Submitted by: Amanda Coad, M.Ed., BCBA
We have all seen this scenario before: parents are out to dinner and their child starts crying. It’s so common for children to cry that many don’t even blink an eye when they hear a child start crying in certain environments. But what about when a child starts to flap their hands in excitement that their dinner has arrived; that they begin rocking and humming due to the loud atmosphere, or throwing items off of a grocery store shelf because they were told they can’t have a certain type of cereal (way to go parents for following through!!).
People begin to stare, and sometimes blatantly. Often questions follow – “What is wrong with him/her?” “Are they special?” “Why don’t they discipline their children more?” How does our community answer such invasive and sometimes rude questions?

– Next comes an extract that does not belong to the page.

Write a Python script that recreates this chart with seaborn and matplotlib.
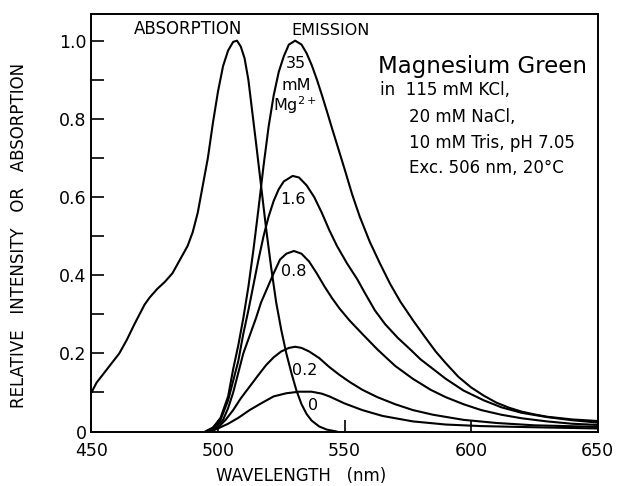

First, there is absolutely nothing wrong with your child. Nothing, zero, zip, nada. Secondly, as a society, we can look at these questions several ways. You can educate them on what your child’s exceptionality is in addition to explaining why those types of questions may be hurtful to others in this specific population. Or, when met with those invasive and sometimes rude questions, we can politely say, “Thank you for your concern, however there is nothing wrong, I hope you have a nice day” and then continue with your day. Often the stares are harder than the questions, and in those situations you can choose to politely state that it is inappropriate to stare, and then continue on with your daily activities. You can also choose not to respond at all. It is your right as a parent, regardless of your child’s exceptionalities, to divulge as much or as little as you want. Just because something that may look different to others, does not mean that your child is less than others.
Unfortunately, we cannot control the actions of others. However, we do have control over our reactions. It is whatever you – as parent – feel most comfortable with. Whichever response you choose to give should be in the best interest of your family and you should know that you are giving your child something they will have for the rest of their life: love.